Beau Driver is a Ph.D. Candidate at the University of Colorado, Boulder, where he will defend his dissertation, “The Worker: Walter Wyckoff and His Experiment in Reality,” this spring. Beau is also a co-founder of Erstwhile Blog, a blog created and managed by history graduate students from CU.

[1] For more info on Third-Culture Kids, see Young Yun Kim, “Intercultural Personhood: Globalization and A Way of Being,” International Journal of Intercultural Relations, 32 (2008): 359-368; Allyn D. Lyttle, Gina G. Barker, and Terri Lynn Cornwell, “Adept through Adaptation: Third Culture Individuals’ Interpersonal Sensitivity,” International Journal of Intercultural Relations, 35 (2011): 686-694; and David Hollinger, Protestants Abroad: How Missionaries Tried to Change the World but Changed America (Princeton, NJ:  Princeton University Press, 2017).

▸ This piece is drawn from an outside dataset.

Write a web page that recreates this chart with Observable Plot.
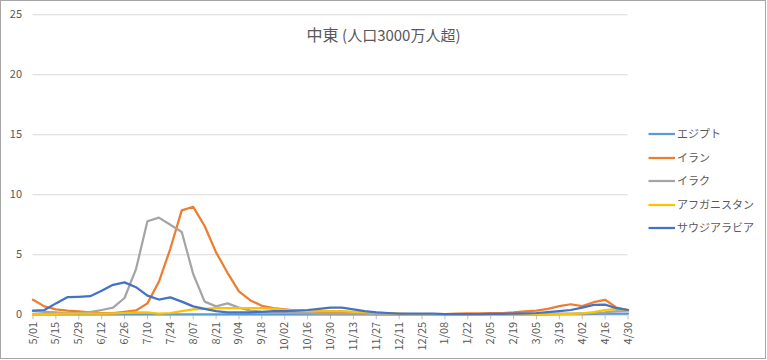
<!DOCTYPE html>
<html>
<head>
<meta charset="utf-8">
<script src="https://cdn.jsdelivr.net/npm/d3@7"></script>
<script src="https://cdn.jsdelivr.net/npm/@observablehq/plot@0.6"></script>
<style>
  html, body { margin: 0; padding: 0; background: #fff; }
  body { font-family: "Noto Sans CJK JP", "Noto Sans", sans-serif; }
  #wrap { position: relative; width: 767px; height: 360px; overflow: hidden; }
  #wrap svg.plot { position: absolute; left: 0; top: 0; }
  #frame { position: absolute; left: 0; top: 0; width: 766px; height: 359px; box-sizing: border-box; border: 1px solid #A6A6A6; pointer-events: none; }
  #title { position: absolute; left: 0; width: 767px; top: 24px; text-align: center; color: #595959; white-space: pre; line-height: 20px; }
  #title .main { font-size: 16px; }
  #title .sub { font-size: 15px; }
  #legend { position: absolute; left: 648px; top: 0; color: #595959; font-size: 11px; }
  #legend .item { position: absolute; left: 0; white-space: nowrap; height: 14px; line-height: 14px; }
  #legend .item svg { position: absolute; left: 0; top: 0; }
  #legend .item span { position: absolute; left: 29px; top: -1px; }
</style>
</head>
<body>
<div id="wrap">
  <div id="title"><span class="main">中東 </span><span class="sub">(人口3000万人超)</span></div>
  <div id="legend"></div>
  <div id="frame"></div>
</div>
<script>
// x tick labels (every two weeks, 2020-05-01 .. 2021-04-30)
const tickLabels = ["5/01","5/15","5/29","6/12","6/26","7/10","7/24","8/07","8/21","9/04","9/18","10/02","10/16","10/30","11/13","11/27","12/11","12/25","1/08","1/22","2/05","2/19","3/05","3/19","4/02","4/16","4/30"];
const yTicks = [0, 5, 10, 15, 20, 25];

const seriesNames = ["エジプト", "イラン", "イラク", "アフガニスタン", "サウジアラビア"];
const seriesColors = ["#5B9BD5", "#ED7D31", "#A5A5A5", "#FFC000", "#4472C4"];

// weekly values
const egypt = [
  0.03,0.03,0.03,0.03,0.03,0.03,0.03,0.03,0.03,0.03,
  0.03,0.03,0.03,0.03,0.03,0.03,0.03,0.03,0.03,0.03,
  0.03,0.03,0.03,0.03,0.03,0.03,0.03,0.03,0.03,0.03,
  0.03,0.03,0.03,0.03,0.03,0.03,0.03,0.03,0.03,0.03,
  0.03,0.03,0.03,0.03,0.03,0.03,0.05,0.05,0.05,0.08,
  0.1,0.1,0.1];
const iran = [
  1.25,0.7,0.45,0.35,0.28,0.2,0.15,0.15,0.25,0.36,
  0.95,2.75,5.5,8.7,9.0,7.4,5.2,3.5,1.95,1.2,
  0.75,0.55,0.45,0.35,0.3,0.25,0.2,0.2,0.15,0.1,
  0.05,0.05,0.05,0.05,0.05,0.05,0.05,0.1,0.12,0.12,
  0.13,0.15,0.2,0.28,0.35,0.5,0.72,0.88,0.72,1.05,
  1.25,0.6,0.4];
const iraq = [
  0.3,0.25,0.2,0.15,0.15,0.22,0.4,0.6,1.4,3.8,
  7.8,8.1,7.5,6.9,3.4,1.1,0.7,0.95,0.6,0.35,
  0.25,0.2,0.2,0.15,0.15,0.1,0.1,0.1,0.1,0.1,
  0.05,0.05,0.05,0.05,0.05,0.05,0.05,0.05,0.05,0.05,
  0.05,0.05,0.05,0.05,0.05,0.08,0.1,0.1,0.12,0.15,
  0.2,0.3,0.35];
const afghanistan = [
  0.05,0.05,0.08,0.1,0.1,0.1,0.1,0.12,0.15,0.2,
  0.2,0.1,0.15,0.3,0.45,0.5,0.55,0.55,0.55,0.55,
  0.55,0.5,0.42,0.35,0.3,0.3,0.3,0.3,0.25,0.22,
  0.18,0.15,0.1,0.05,0.05,0.05,0.05,0.05,0.05,0.05,
  0.05,0.05,0.05,0.05,0.05,0.05,0.05,0.08,0.12,0.22,
  0.4,0.5,0.4];
const saudi = [
  0.35,0.4,0.95,1.47,1.5,1.55,2.0,2.5,2.7,2.3,
  1.6,1.27,1.45,1.1,0.7,0.5,0.3,0.2,0.2,0.2,
  0.25,0.3,0.3,0.35,0.4,0.5,0.6,0.6,0.45,0.3,
  0.2,0.15,0.1,0.1,0.1,0.1,0.05,0.05,0.05,0.05,
  0.08,0.08,0.1,0.12,0.15,0.22,0.3,0.4,0.6,0.82,
  0.85,0.55,0.4];

const seriesValues = [egypt, iran, iraq, afghanistan, saudi];
const weeks = d3.range(egypt.length);
const tickIdx = tickLabels.map((_, k) => k * 2);

const lineMarks = seriesValues.map((vals, s) =>
  Plot.line(weeks, {
    x: d => d, y: d => vals[d],
    stroke: seriesColors[s], strokeWidth: 2.25,
    strokeLinejoin: "round", strokeLinecap: "round"
  })
);

const chart = Plot.plot({
  width: 767, height: 360,
  marginLeft: 32.5, marginRight: 139.5, marginTop: 14.3, marginBottom: 45.7,
  x: { domain: [0, weeks.length - 1] },
  y: { domain: [0, 25] },
  style: { fontFamily: '"Noto Sans CJK JP", "Noto Sans", sans-serif', fontSize: "11px", color: "#595959", background: "transparent" },
  marks: [
    Plot.gridY(yTicks, { stroke: "#D9D9D9", strokeOpacity: 1 }),
    Plot.axisY(yTicks, { tickSize: 0, tickPadding: 11, label: null, fill: "#595959" }),
    Plot.ruleY([0], { stroke: "#BFBFBF", strokeWidth: 1 }),
    Plot.axisX(tickIdx, {
      tickRotate: -90, tickSize: 5, tickPadding: 2, label: null,
      tickFormat: d => tickLabels[d / 2], stroke: "#BFBFBF", fill: "#595959"
    }),
    ...lineMarks
  ]
});
chart.classList.add("plot");
document.getElementById("wrap").prepend(chart);

// legend
const legendTops = [127, 150.5, 174, 197.5, 221];
const legend = document.getElementById("legend");
seriesNames.forEach((name, s) => {
  const item = document.createElement("div");
  item.className = "item";
  item.style.top = legendTops[s] + "px";
  item.innerHTML = `<svg width="28" height="14"><line x1="0.5" x2="27" y1="7" y2="7" stroke="${seriesColors[s]}" stroke-width="2.25"/></svg><span>${name}</span>`;
  legend.appendChild(item);
});
</script>
</body>
</html>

[2] For more on this phenomenon of “downclassing” see Mark Pittenger, “A World of Difference: Constructing the ‘Underclass’ in Progressive America,” American Quarterly 49, (1997): 26-65; Pittenger, Class Unknown: Undercover Investigations of American Work and Poverty from the Progressive Era to the Present (New York:  NYU Press, 2012); Eric Schocket, “Undercover Explorations of the ‘Other Half,’ Or the Writer as Class Transvestite,” Representations 64, (1998): 109-133; Eric Schocket, Vanishing Moments: Class and American Literature (Ann Arbor, MI: University of Michigan Press, 2006).